I’m currently sitting at my house in Honduras, baking the in the sun because we don’t have A/C. We live in the murder capital of the world, San Pedro Sula. So, we’re on “house arrest” and can only leave the house during the daytime and if we have our host with us. There’s ducks running around my feet because our host has pet ducks and I shower using only a cold bucket of water. I sleep in a bare, cinder-block room with five other women and I haven’t slept through the night in as long as I can remember.
The definition of a “home” looks very different in a third-world country than it does in America. Over the past ten months, I have lived in an IDP camp for earthquake survivors in Nepal, a tent in Rwanda, a preschool classroom in Thailand, and now in Honduras, I share a small house with more roommates than any fire-code would allow in the States. I’ve seen a family share a one-bedroom house the size of a walk-in closet in America and children sleeping on dirt floors under thatched roofs that hardly keep out the rain.
Over the past ten months, I’ve lived with locals in some of the poorest countries in the world.
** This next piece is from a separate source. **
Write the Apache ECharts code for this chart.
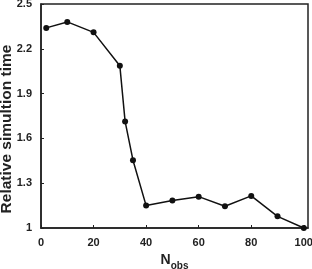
<!DOCTYPE html>
<html>
<head>
<meta charset="utf-8">
<script src="https://cdn.jsdelivr.net/npm/echarts@6/dist/echarts.min.js"></script>
<style>html,body{margin:0;padding:0;background:#fff}#c{width:312px;height:269px}</style>
</head>
<body>
<div id="c"></div>
<script>
var xValues = [2, 10, 20, 30, 32, 35, 40, 50, 60, 70, 80, 90, 100];
var yValues = [2.34, 2.38, 2.31, 2.087, 1.714, 1.454, 1.15, 1.184, 1.21, 1.146, 1.215, 1.078, 1.0];
var xTicks = [0, 20, 40, 60, 80, 100];
var yTicks = [1, 1.3, 1.6, 1.9, 2.2, 2.5];

var chart = echarts.init(document.getElementById('c'), null, {renderer: 'canvas'});
var font = 'Liberation Sans, Arial, sans-serif';
chart.setOption({
  animation: false,
  grid: {left: 41, top: 4, right: 4, bottom: 41, outerBoundsMode: 'none', containLabel: false, show: true, borderColor: '#222', borderWidth: 1.5, backgroundColor: 'transparent'},
  xAxis: {
    type: 'value', min: 0, max: 101.6,
    axisLine: {show: true, lineStyle: {color: '#222', width: 1.5}},
    axisTick: {show: true, inside: true, length: 3, customValues: xTicks, lineStyle: {color: '#222'}},
    axisLabel: {customValues: xTicks, margin: 9, color: '#222', fontWeight: 'bold', fontSize: 11, fontFamily: font},
    splitLine: {show: false},
    name: '{n|N}{s|obs}', nameLocation: 'middle', nameGap: 25,
    nameTextStyle: {
      rich: {
        n: {fontSize: 14, fontWeight: 'bold', color: '#222', fontFamily: font, verticalAlign: 'bottom'},
        s: {fontSize: 10, fontWeight: 'bold', color: '#222', fontFamily: font, verticalAlign: 'bottom', padding: [0, 0, -4, 0]}
      }
    }
  },
  yAxis: {
    type: 'value', min: 1, max: 2.5,
    axisLine: {show: true, lineStyle: {color: '#222', width: 1.5}},
    axisTick: {show: true, inside: true, length: 3, customValues: yTicks, lineStyle: {color: '#222'}},
    axisLabel: {customValues: yTicks, margin: 9, color: '#222', fontWeight: 'bold', fontSize: 11, fontFamily: font},
    splitLine: {show: false},
    name: 'Relative simultion time', nameLocation: 'middle', nameGap: 26, nameRotate: 90, nameMoveOverlap: false,
    nameTextStyle: {fontSize: 15.5, fontWeight: 'bold', color: '#222', fontFamily: font, padding: [0, 26, 0, 0]}
  },
  series: [{
    type: 'line',
    data: xValues.map(function (x, i) { return [x, yValues[i]]; }),
    symbol: 'circle', symbolSize: 6,
    lineStyle: {color: '#111', width: 1.5},
    itemStyle: {color: '#111'}
  }]
});
</script>
</body>
</html>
Over the course of this journey, the Lord has radically destroyed and re-defined “home” for me. Home is no longer the physical place I lay my head at night. It’s a state of being when my soul rests in my Father. Home is my relationship with the Creator. Intimacy with the One who created me is where I belong and that has nothing to do with physical conditions in this life.
My first week on the Race, we were in Uganda and I quickly realized that finding alone time on the Race is near impossible. I’ve lived in 24/7 community, both with my team and ministry partners, for ten months straight. I’ve learned to create space to seek the Lord amidst the chaos. I’ve lived in conditions that at times seemed unbearable. In Thailand, our team was in Bangkok. We lived on the third floor of a community center/school for refugees. We didn’t have A/C and there were times I thought I’d pass out from the heat. I didn’t sleep through the night a single time that month and I learned to create space to connect with God amidst the discomfort and sleep-deprivation.
Before I left for the Race, this is a concept God laid on my heart. I knew one of the reasons I was leaving my comforts for eleven months was to find “home” in my relationship with Him . My journey required me to leave everything I’ve ever known behind and dive, head-first, into the heart of the Father this year. I’ve learned how to have peace and rest in the Lord regardless of physical circumstances.
So, I’m never leaving home again. I’ve found home in the heart of my Father and there’s no place I’d rather be.